Beethovenfest-Intendantin im Universitätsforum Nike Wagner: "Beten, dass die Macht des Kommerzes nicht gewinnt"

BONN · Macht der Kommerz die Kultur kaputt? "Kunst, Kommerz, Konsum - zum Kulturbetrieb heute", darüber referierte gestern Beethovenfest-Intendantin Nike Wagner im Universitätsforum Bonn auf Einladung des Zonta-Clubs Bonn-Rheinaue, und diese Frage stand bei den rund 200 Zuhörern automatisch im Raum.

 "Qualität setzt sich durch": Nike Wagner.

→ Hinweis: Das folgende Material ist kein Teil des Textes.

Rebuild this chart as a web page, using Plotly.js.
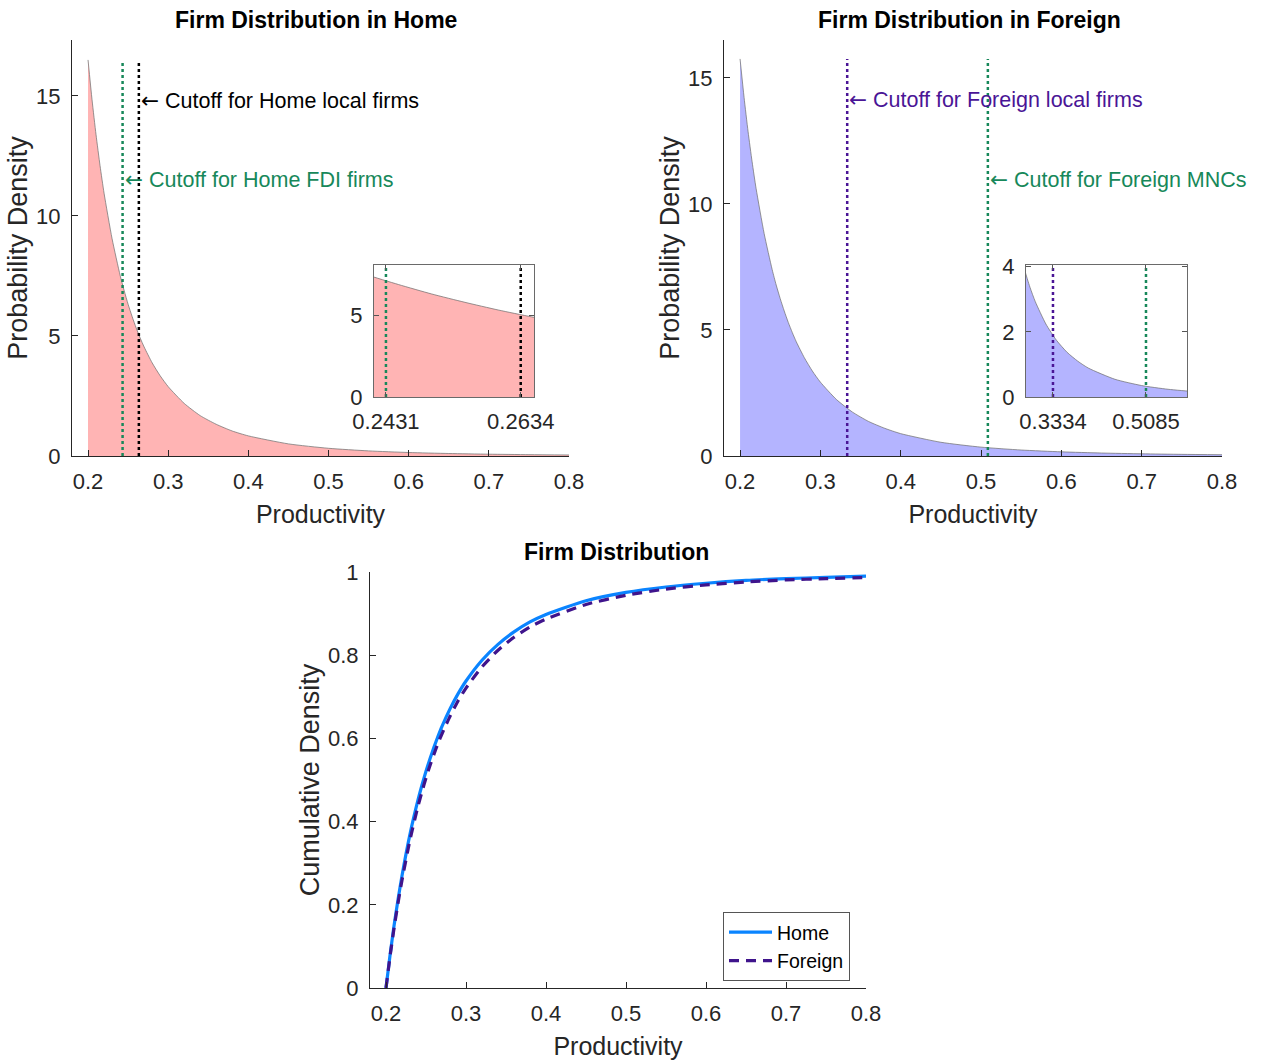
<!DOCTYPE html>
<html>
<head>
<meta charset="utf-8">
<script src="https://cdn.plot.ly/plotly-3.0.1.min.js"></script>
<style>html,body{margin:0;padding:0;background:#fff;}#chart{width:1262px;height:1063px;}</style>
</head>
<body>
<div id="chart"></div>
<script>
// ---- data ----
const productivity = [0.2, 0.205, 0.21, 0.215, 0.22, 0.23, 0.24, 0.245, 0.25, 0.255, 0.26, 0.265, 0.27, 0.28, 0.29, 0.3, 0.32, 0.34, 0.36, 0.38, 0.4, 0.45, 0.5, 0.55, 0.6, 0.65, 0.7, 0.75, 0.8];
const homePdf = [16.5, 14.84, 13.38, 12.09, 10.95, 9.05, 7.53, 6.90, 6.32, 5.81, 5.34, 4.92, 4.54, 3.88, 3.34, 2.89, 2.19, 1.68, 1.32, 1.04, 0.838, 0.505, 0.321, 0.213, 0.146, 0.104, 0.0755, 0.0561, 0.0425];
const foreignPdf = [15.75, 14.22, 12.86, 11.67, 10.60, 8.82, 7.39, 6.78, 6.24, 5.75, 5.30, 4.90, 4.53, 3.90, 3.37, 2.93, 2.24, 1.74, 1.37, 1.10, 0.887, 0.544, 0.352, 0.237, 0.165, 0.118, 0.0870, 0.0653, 0.0500];
const homeCdf = [0, 0.078, 0.149, 0.212, 0.270, 0.370, 0.452, 0.488, 0.521, 0.551, 0.579, 0.605, 0.629, 0.671, 0.707, 0.738, 0.788, 0.826, 0.856, 0.880, 0.898, 0.931, 0.951, 0.964, 0.973, 0.980, 0.984, 0.987, 0.990];
const foreignCdf = [0, 0.075, 0.143, 0.204, 0.259, 0.356, 0.437, 0.472, 0.505, 0.535, 0.562, 0.588, 0.611, 0.653, 0.690, 0.721, 0.772, 0.812, 0.843, 0.868, 0.887, 0.922, 0.944, 0.959, 0.969, 0.976, 0.981, 0.984, 0.987];

const homeCutoffs = [0.2431, 0.2634];      // FDI firms, local firms
const foreignCutoffs = [0.3334, 0.5085];   // local firms, MNCs
const homeCutoffLabels = ['Cutoff for Home FDI firms', 'Cutoff for Home local firms'];
const foreignCutoffLabels = ['Cutoff for Foreign local firms', 'Cutoff for Foreign MNCs'];
const mainTicks = [0.2, 0.3, 0.4, 0.5, 0.6, 0.7, 0.8];
const pdfTicks = [0, 5, 10, 15];
const cdfTicks = [0, 0.2, 0.4, 0.6, 0.8, 1];
const homeInsetYTicks = [0, 5];
const foreignInsetYTicks = [0, 2, 4];
const seriesNames = ['Home', 'Foreign'];

// ---- styles ----
const FONT = 'Liberation Sans, Arial, Helvetica, sans-serif';
const GREEN = '#17885a';
const PURPLE = '#4a1596';
const BLACK = '#000000';
const BLUE = '#0a84ff';
const DKPURPLE = '#3f148c';
const AX = '#262626';
const ARROW = '<span style="font-family:DejaVu Sans">\u2190</span> ';

const homePeak = Math.max(...homePdf);
const foreignPeak = Math.max(...foreignPdf);

const traces = [];
function areaTrace(x, y, fill, xa, ya) {
  return {x: x, y: y, xaxis: xa, yaxis: ya, type: 'scatter', mode: 'lines',
    line: {color: 'rgba(110,110,110,0.9)', width: 0.8, shape: 'spline', smoothing: 0.6},
    fill: 'tozeroy', fillcolor: fill, showlegend: false, hoverinfo: 'skip'};
}
function cutLine(c, peak, color, xa, ya) {
  return {x: [c, c], y: [0, peak], xaxis: xa, yaxis: ya, type: 'scatter', mode: 'lines',
    line: {color: color, width: 2.5, dash: 'dot'}, showlegend: false, hoverinfo: 'skip'};
}
// Home main + inset
traces.push(areaTrace(productivity, homePdf, 'rgba(255,180,180,1)', 'x', 'y'));
traces.push(cutLine(homeCutoffs[0], homePeak, GREEN, 'x', 'y'));
traces.push(cutLine(homeCutoffs[1], homePeak, BLACK, 'x', 'y'));
traces.push(areaTrace(productivity, homePdf, 'rgba(255,180,180,1)', 'x4', 'y4'));
traces.push(cutLine(homeCutoffs[0], homePeak, GREEN, 'x4', 'y4'));
traces.push(cutLine(homeCutoffs[1], homePeak, BLACK, 'x4', 'y4'));
// Foreign main + inset
traces.push(areaTrace(productivity, foreignPdf, 'rgba(180,180,255,1)', 'x2', 'y2'));
traces.push(cutLine(foreignCutoffs[0], foreignPeak, PURPLE, 'x2', 'y2'));
traces.push(cutLine(foreignCutoffs[1], foreignPeak, GREEN, 'x2', 'y2'));
traces.push(areaTrace(productivity, foreignPdf, 'rgba(180,180,255,1)', 'x5', 'y5'));
traces.push(cutLine(foreignCutoffs[0], foreignPeak, PURPLE, 'x5', 'y5'));
traces.push(cutLine(foreignCutoffs[1], foreignPeak, GREEN, 'x5', 'y5'));
// CDFs
traces.push({x: productivity, y: homeCdf, xaxis: 'x3', yaxis: 'y3', type: 'scatter', mode: 'lines',
  name: seriesNames[0], line: {color: BLUE, width: 3.2, shape: 'spline', smoothing: 0.6}});
traces.push({x: productivity, y: foreignCdf, xaxis: 'x3', yaxis: 'y3', type: 'scatter', mode: 'lines',
  name: seriesNames[1], line: {color: DKPURPLE, width: 3.2, dash: '10px,7px', shape: 'spline', smoothing: 0.6}});

const W = 1262, H = 1063;
const dx = (a, b) => [a / W, b / W];
const dy = (top, bottom) => [1 - bottom / H, 1 - top / H];

function mainX(domain, anchor, title, ticks) {
  return {domain: domain, anchor: anchor, range: [0.18, 0.8], tickvals: ticks, ticktext: ticks.map(String),
    ticks: 'inside', ticklen: 6, tickcolor: AX, showline: true, linecolor: AX, linewidth: 1,
    showgrid: false, zeroline: false, ticklabelstandoff: 6,
    tickfont: {family: FONT, size: 22, color: AX},
    title: {text: title, font: {family: FONT, size: 25, color: AX}, standoff: 12}};
}
function mainY(domain, anchor, range, title, ticks) {
  return {domain: domain, anchor: anchor, range: range, tickvals: ticks, ticktext: ticks.map(String),
    ticks: 'inside', ticklen: 6, tickcolor: AX, showline: true, linecolor: AX, linewidth: 1,
    showgrid: false, zeroline: false, ticklabelstandoff: 6,
    tickfont: {family: FONT, size: 22, color: AX},
    title: {text: title, font: {family: FONT, size: 27, color: AX}, standoff: 0}};
}
function insetX(domain, anchor, range, ticks) {
  return {domain: domain, anchor: anchor, range: range, tickvals: ticks, ticktext: ticks.map(String),
    ticks: 'inside', ticklen: 5, tickcolor: '#555', showline: true, mirror: 'ticks', linecolor: '#6a6a6a', linewidth: 1,
    showgrid: false, zeroline: false, ticklabelstandoff: 5,
    tickfont: {family: FONT, size: 22, color: AX}};
}
function insetY(domain, anchor, range, ticks) {
  return {domain: domain, anchor: anchor, range: range, tickvals: ticks, ticktext: ticks.map(String),
    ticks: 'inside', ticklen: 5, tickcolor: '#555', showline: true, mirror: 'ticks', linecolor: '#6a6a6a', linewidth: 1,
    showgrid: false, zeroline: false, ticklabelstandoff: 6,
    tickfont: {family: FONT, size: 22, color: AX}};
}

const layout = {
  width: W, height: H, margin: {l: 0, r: 0, t: 0, b: 0},
  paper_bgcolor: '#fff', plot_bgcolor: 'rgba(0,0,0,0)',
  font: {family: FONT, color: AX},
  xaxis: mainX(dx(72, 569), 'y', 'Productivity', mainTicks),
  yaxis: mainY(dy(40, 456), 'x', [0, 17.33], 'Probability Density', pdfTicks),
  xaxis2: mainX(dx(724, 1222), 'y2', 'Productivity', mainTicks),
  yaxis2: mainY(dy(40, 456), 'x2', [0, 16.5], 'Probability Density', pdfTicks),
  xaxis3: mainX(dx(370, 866), 'y3', 'Productivity', mainTicks),
  yaxis3: mainY(dy(572, 988), 'x3', [0, 1], 'Cumulative Density', cdfTicks),
  xaxis4: insetX(dx(374, 534), 'y4', [0.2413, 0.2654], homeCutoffs),
  yaxis4: insetY(dy(265, 397), 'x4', [0, 8.1], homeInsetYTicks),
  xaxis5: insetX(dx(1026, 1187), 'y5', [0.2826, 0.5857], foreignCutoffs),
  yaxis5: insetY(dy(265, 397), 'x5', [0, 4.05], foreignInsetYTicks),
  showlegend: true,
  legend: {x: 723 / W, y: 1 - 912 / H, xanchor: 'left', yanchor: 'top',
    bgcolor: '#fff', bordercolor: '#555', borderwidth: 1, itemwidth: 43,
    font: {family: FONT, size: 19.5, color: '#000'}, tracegroupgap: 0},
  annotations: [
    {text: '<b>Firm Distribution in Home</b>', xref: 'paper', yref: 'paper', x: 316 / W, y: 1 - 20 / H,
      xanchor: 'center', yanchor: 'middle', showarrow: false, font: {family: FONT, size: 23, color: '#000'}},
    {text: '<b>Firm Distribution in Foreign</b>', xref: 'paper', yref: 'paper', x: 969 / W, y: 1 - 20 / H,
      xanchor: 'center', yanchor: 'middle', showarrow: false, font: {family: FONT, size: 23, color: '#000'}},
    {text: '<b>Firm Distribution</b>', xref: 'paper', yref: 'paper', x: 616 / W, y: 1 - 552 / H,
      xanchor: 'center', yanchor: 'middle', showarrow: false, font: {family: FONT, size: 23, color: '#000'}},
    {text: ARROW + homeCutoffLabels[1], xref: 'x', yref: 'y', x: homeCutoffs[1], y: 14.83,
      xanchor: 'left', yanchor: 'middle', showarrow: false, font: {family: FONT, size: 21.5, color: BLACK}},
    {text: ARROW + homeCutoffLabels[0], xref: 'x', yref: 'y', x: homeCutoffs[0], y: 11.5,
      xanchor: 'left', yanchor: 'middle', showarrow: false, font: {family: FONT, size: 21.5, color: GREEN}},
    {text: ARROW + foreignCutoffLabels[0], xref: 'x2', yref: 'y2', x: foreignCutoffs[0], y: 14.13,
      xanchor: 'left', yanchor: 'middle', showarrow: false, font: {family: FONT, size: 21.5, color: PURPLE}},
    {text: ARROW + foreignCutoffLabels[1], xref: 'x2', yref: 'y2', x: foreignCutoffs[1], y: 10.95,
      xanchor: 'left', yanchor: 'middle', showarrow: false, font: {family: FONT, size: 21.5, color: GREEN}}
  ]
};

Plotly.newPlot('chart', traces, layout, {displayModeBar: false, staticPlot: true});
</script>
</body>
</html>
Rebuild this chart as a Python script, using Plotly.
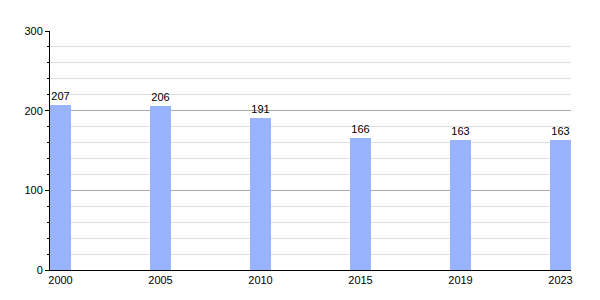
import plotly.graph_objects as go

years = ["2000", "2005", "2010", "2015", "2019", "2023"]
values = [207, 206, 191, 166, 163, 163]

positions = list(range(len(years)))
bar_w = 0.21

fig = go.Figure()
fig.add_trace(go.Bar(
    x=positions, y=values, width=bar_w, offset=0,
    marker=dict(color="#99b3ff", line=dict(width=0)),
    text=[str(v) for v in values], textposition="outside",
    textfont=dict(family="Liberation Sans, Arial, sans-serif", size=11, color="black"),
    cliponaxis=False,
))

fig.update_layout(
    width=600, height=300, autosize=False,
    margin=dict(l=50, r=29, t=31, b=30),
    paper_bgcolor="white", plot_bgcolor="white",
    showlegend=False,
    font=dict(family="Liberation Sans, Arial, sans-serif", size=11, color="black"),
    xaxis=dict(
        range=[0, len(years) - 1 + bar_w],
        tickvals=[p + bar_w / 2 for p in positions], ticktext=years,
        showgrid=False, zeroline=False, showline=True, linecolor="black", linewidth=1,
        ticks="", tickfont=dict(size=11),
    ),
    yaxis=dict(
        range=[0, 300], dtick=100, tick0=0,
        showgrid=True, gridcolor="#aaaaaa", gridwidth=1,
        zeroline=False, showline=True, linecolor="black", linewidth=1,
        ticks="outside", ticklen=4, tickcolor="black", tickfont=dict(size=11),
        minor=dict(dtick=20, showgrid=True, gridcolor="#e0e0e0", ticks="outside", ticklen=2, tickcolor="black"),
    ),
    bargap=0,
)

fig.write_html("out.html")
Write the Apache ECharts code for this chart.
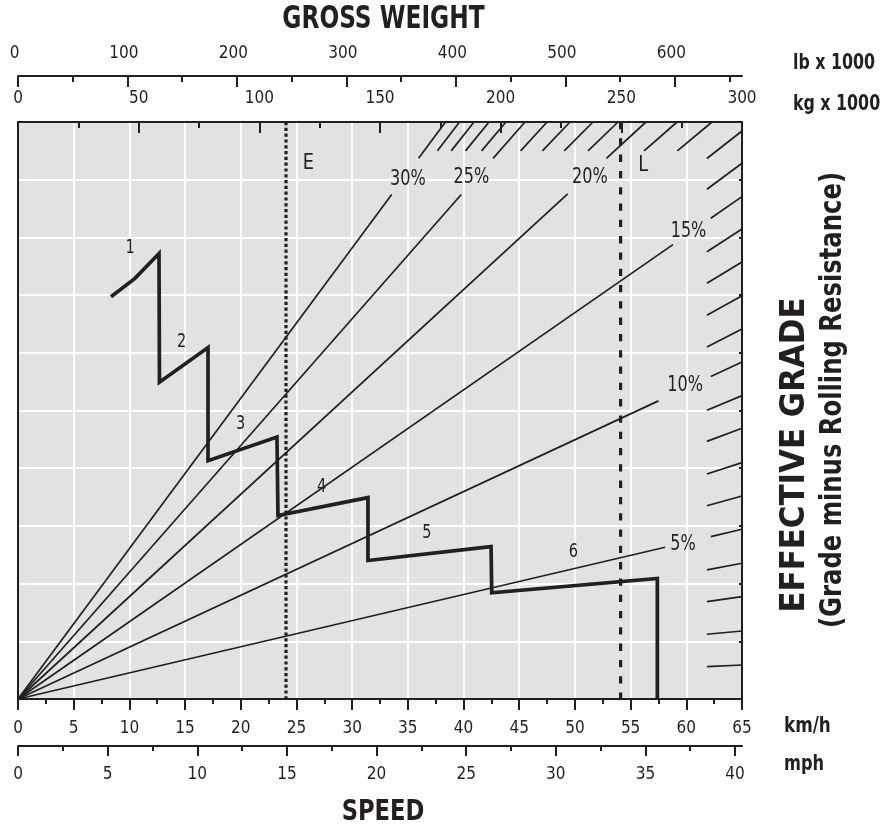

"Qualität setzt sich durch": Nike Wagner.

Foto: Julian Stech

Nike Wagner enttäuschte sie nicht: "Lassen Sie uns beten, dass die Macht des Kommerzes nicht die Oberhand gewinnt!" Dieser doch sehr emotionale Aufruf am Schluss ihrer Rede traf den Nerv des Publikums. Dabei waren Wagners Ausführungen differenzierter, als es der Schluss vermuten lässt.

Kunst und Kommerz sind für die Urenkelin von Richard Wagner, selbst jahrzehntelang im Kulturbetrieb tätig, nicht nur Gegensätze. Mit dem Wandel zur Rezeptionsästhetik, dahin, dass der Zuschauer oder Zuhörer entscheidet, was Kunst sei, hätten sich auch Darstellungen von Kunst und Kommerz einander angeglichen: "Alles wird Installation." Konsumtempel, Einkausfserlebniswelten, Art-on-Demand-Ausstellungen - "Kunst und Kommerz wollen den Menschen in ein alternatives Gelände versetzen."

Doch da enden dann auch bald die Gemeinsamkeiten, und für Wagner droht die Ökonomie die Oberhand zu gewinnen, ja, die Begriffe Kultur und Kunst selbst zu verändern, zu vereinnahmen. Welchen Kulturbegriff haben wir, wenn wir Kulturpolitik als Teil von Wirtschaftsförderung begreifen, erinnerte Wagner an Ausführungen von Bundestagspräsident Norbert Lammert. Das, was mit der Kultur passiert, ist für Wagner Teil eines zivilisatorischen Prozesses, in dessen Verlauf sich die Gesellschaft immer stärker nach wirtschaftlichen Kriterien ausrichtet.

Resultat sei auch im Bereich der ernsten Musik ein "gnadenloser Eventanspruch" mit Promis wie der Sopranistin Anna Netrebko oder Lang Langs "digitalisiertem Klavierspiel". In diesen "durchmediatisierten Ereignissen" bestätige sich die Gesellschaft ihr Wissen darüber, was Kunst sei.

Solche Events seien es dann auch, die Sponsoren anziehen. Wagner plädiert dafür, sich darauf einzustellen und das Beste daraus zu machen. "Wir müssen mit dieser Amerikanisierung unserer Verhältnisse umgehen lernen, auch wenn sie unserem Kulturverständnis widerspricht."

Bezogen auf das Bonner Beethovenfest stellt sich Wagner ausdrücklich in die Tradition ihrer Vorgängerin Ilona Schmiel. Beim Spagat zwischen Eventkultur und dem Anspruch, auch Neues, Unbekanntes zu wagen, sei das Beethovenfest bisher "geschickt eine mittlere Linie gefahren", so Wagner. "Ein Stück Bewahrungskultur ist in Bonn immer geleistet worden."

Sie selbst will neuer Musik mehr Chancen geben. Es gehe auch darum, revolutionäres Neues zu hören. "Mozart und Beethoven waren das in ihrer Zeit auch." Diese Art von Musik müsse aber vermittelt werden und das bedeute auch, sie konsumgängig zu machen: "Die Qualität in der Kunst wird sich durchsetzen", zeigt sich die Intendantin überzeugt. Wo das der Fall ist, hilft die Wirtschaft immer gerne, möchte man ihr zurufen.